The Hot Chick seems to send you a warning from beyond the movie poster – Warning! This is really lowbrow trash! Luckily, movie is very funny, and Rob Schneider has that gift to make you look past the bad story material, the same kind of material upon which his career seems to thrive.
Jessica (Rachel McAdams) is the hot chick, the most beautiful girl in school, but also the cruelest, and she just can’t help herself when it comes to being full of herself. A pair of ancient, mystical earrings (please, don’t question it) causes her to switch bodies with Clive (Rob Schneider). So Clive’s body contains Jessica’s essence and personality, while Jessica’s body belongs to the soul of Clive, a low rent, dumb criminal.
Jessica reveals her new body to her close friend, April (Anna Faris), and, of course, April slowly comes to love Clive. Perhaps, the strangest thing is that so many come to easily accept Jessica’s predicament once it’s revealed to them. I guess it just makes for more characters to be in on the joke, more people to suffer the cruel fate of this movie’s pratfalls.
Schneider and co-writer/director Tom Brady pile the script with so many sight gags and so much gross humor, bodily functions, and sexual innuendo that there’s bound to be quite a few things to laugh at.

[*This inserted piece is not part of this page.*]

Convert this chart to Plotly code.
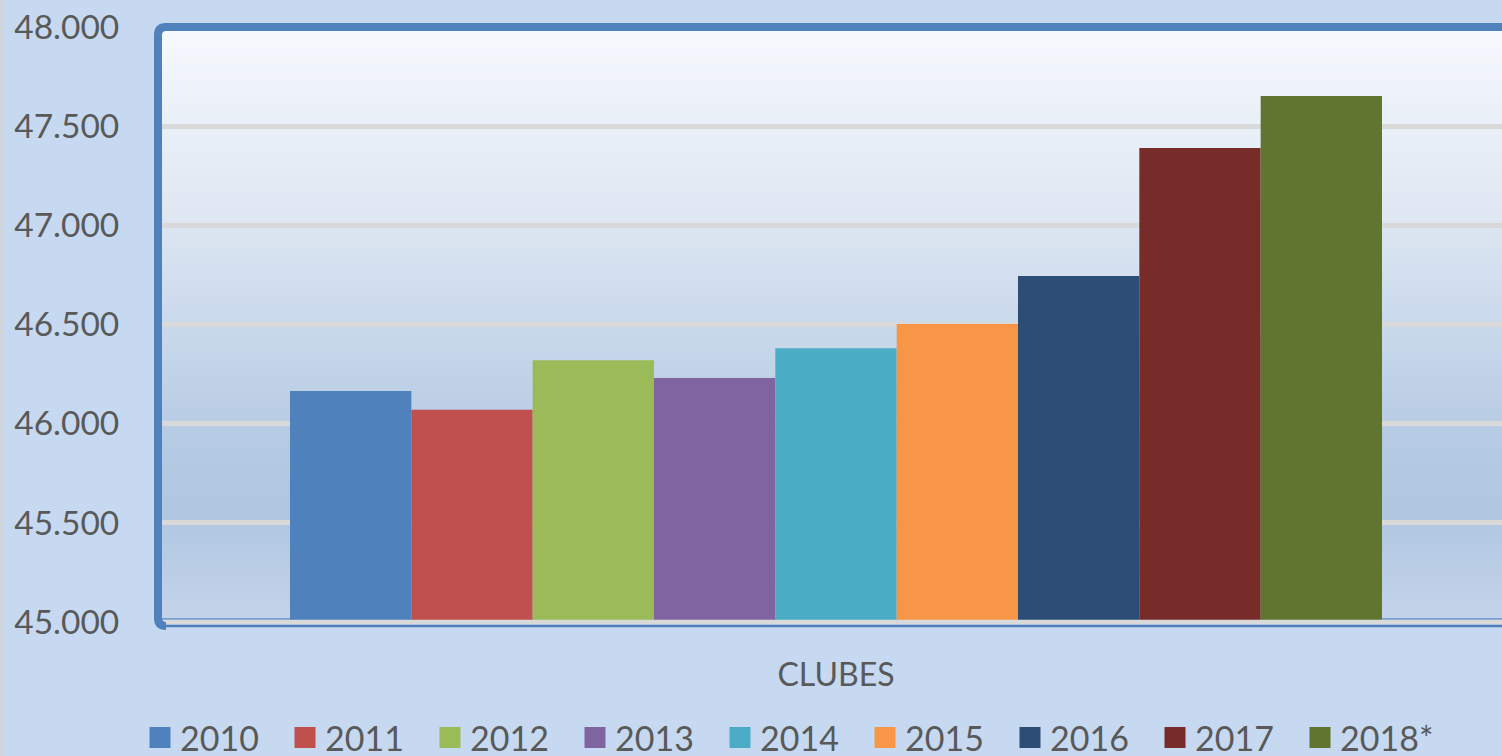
import plotly.graph_objects as go

categories = ["CLUBES"]
years = ["2010", "2011", "2012", "2013", "2014", "2015", "2016", "2017", "2018*"]
values = [46165, 46070, 46320, 46230, 46380, 46503, 46745, 47390, 47652]
colors = ["#4f81bd", "#c0504d", "#9bbb59", "#8064a2", "#4bacc6",
          "#f79646", "#2c4d75", "#772c2a", "#5f7530"]
y_ticks = [45000, 45500, 46000, 46500, 47000, 47500, 48000]

TEXT = "#595959"
FONT = "Lato"

fig = go.Figure()
for yr, v, c in zip(years, values, colors):
    fig.add_trace(go.Bar(x=categories, y=[v], name=yr, marker=dict(color=c, line=dict(width=0)),
                         showlegend=False, hoverinfo="skip"))
# legend entries (larger square symbols)
for yr, c in zip(years, colors):
    fig.add_trace(go.Scatter(x=[None], y=[None], mode="markers", name=yr,
                             marker=dict(symbol="square", size=16, color=c, line=dict(color=c, width=5)),
                             hoverinfo="skip"))

# gradient background of plot area
def hex2rgb(h):
    h = h.lstrip("#")
    return tuple(int(h[i:i + 2], 16) for i in (0, 2, 4))

stops = [(0.0, "#f6f9fd"), (0.33, "#dde6f2"), (0.5, "#c9d9eb"), (0.7, "#b5cae3"),
         (0.82, "#b0c6e1"), (1.0, "#c4d5ea")]

def color_at(t):
    for (t0, c0), (t1, c1) in zip(stops[:-1], stops[1:]):
        if t0 <= t <= t1:
            f = (t - t0) / (t1 - t0) if t1 > t0 else 0
            a, b = hex2rgb(c0), hex2rgb(c1)
            return "rgb(%d,%d,%d)" % tuple(round(a[i] + (b[i] - a[i]) * f) for i in range(3))
    return stops[-1][1]

shapes = []
N = 80
for i in range(N):
    t = (i + 0.5) / N
    shapes.append(dict(type="rect", xref="x domain", yref="y domain", layer="below",
                       x0=0, x1=1, y0=1 - (i + 1) / N - 0.001, y1=1 - i / N,
                       fillcolor=color_at(t), line=dict(width=0)))

PH = 595.0
PW = 1344.0
# bottom lines
shapes.append(dict(type="line", xref="paper", yref="paper", x0=0, x1=1.01, y0=0, y1=0,
                   line=dict(color="#d9d9d9", width=4.5), layer="above"))
shapes.append(dict(type="line", xref="paper", yref="paper", x0=4 / PW, x1=1.01, y0=-4 / PH, y1=-4 / PH,
                   line=dict(color="#4f81bd", width=2.5), layer="above"))
shapes.append(dict(type="line", xref="paper", yref="paper", x0=4 / PW, x1=1.01, y0=3 / PH, y1=3 / PH,
                   line=dict(color="#5b8cc8", width=1.5), layer="below"))
# left + top thick border with rounded corner
rx = 8 / PW
ry = 8 / PH
yb = -4 / PH
shapes.append(dict(type="path", xref="paper", yref="paper", layer="above",
                   path=f"M {rx},{yb} Q 0,{yb} 0,{yb + ry} L 0,{1 - ry} Q 0,1 {rx},1 L 1.01,1",
                   line=dict(color="#4f81bd", width=8)))
# thin gray strip at the far left
shapes.append(dict(type="line", xref="paper", yref="paper", x0=-157 / PW, x1=-157 / PW,
                   y0=-134 / PH, y1=1 + 27 / PH, line=dict(color="#d4d4d4", width=3)))

fig.update_layout(
    width=1502, height=756, autosize=False,
    margin=dict(l=158, r=0, t=27, b=134, pad=0),
    paper_bgcolor="#c6d9f1", plot_bgcolor="rgba(0,0,0,0)",
    font=dict(family=FONT, color=TEXT),
    separators=",.",
    barmode="group", bargap=0.1875, bargroupgap=0,
    shapes=shapes,
    xaxis=dict(type="category", range=[-0.50446, 0.49554], showgrid=False, zeroline=False,
               showline=False, ticks="outside", ticklen=25, tickcolor="rgba(0,0,0,0)",
               tickfont=dict(size=32, color=TEXT, family=FONT)),
    yaxis=dict(range=[45000, 48000], tickmode="array", tickvals=y_ticks, tickformat=",d",
               showgrid=True, gridcolor="#d9d9d9", gridwidth=4.5, zeroline=False, showline=False,
               ticks="outside", ticklen=31, tickcolor="rgba(0,0,0,0)",
               tickfont=dict(size=33.5, color=TEXT, family=FONT)),
    legend=dict(orientation="h", xref="container", yref="container", x=140 / 1502, xanchor="left",
                y=18 / 756, yanchor="middle", bgcolor="rgba(0,0,0,0)", itemsizing="trace",
                font=dict(size=34, color=TEXT, family=FONT), entrywidth=100, entrywidthmode="pixels",
                traceorder="normal"),
    showlegend=True,
)

fig.write_html("out.html", config={"displayModeBar": False},
               post_script="document.body.style.margin='0';document.body.style.overflow='hidden';")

Relentless, they don’t give the viewer enough time to focus on the holes in the plot. So what? It’s a cheap laugh. How many times do bad movies, especially this kind of cheap comedy, payoff and give make us laugh literally from its beginning to the its very ending?
Besides, I’m really in love with Anna Faris. I’d see this movie again just for her.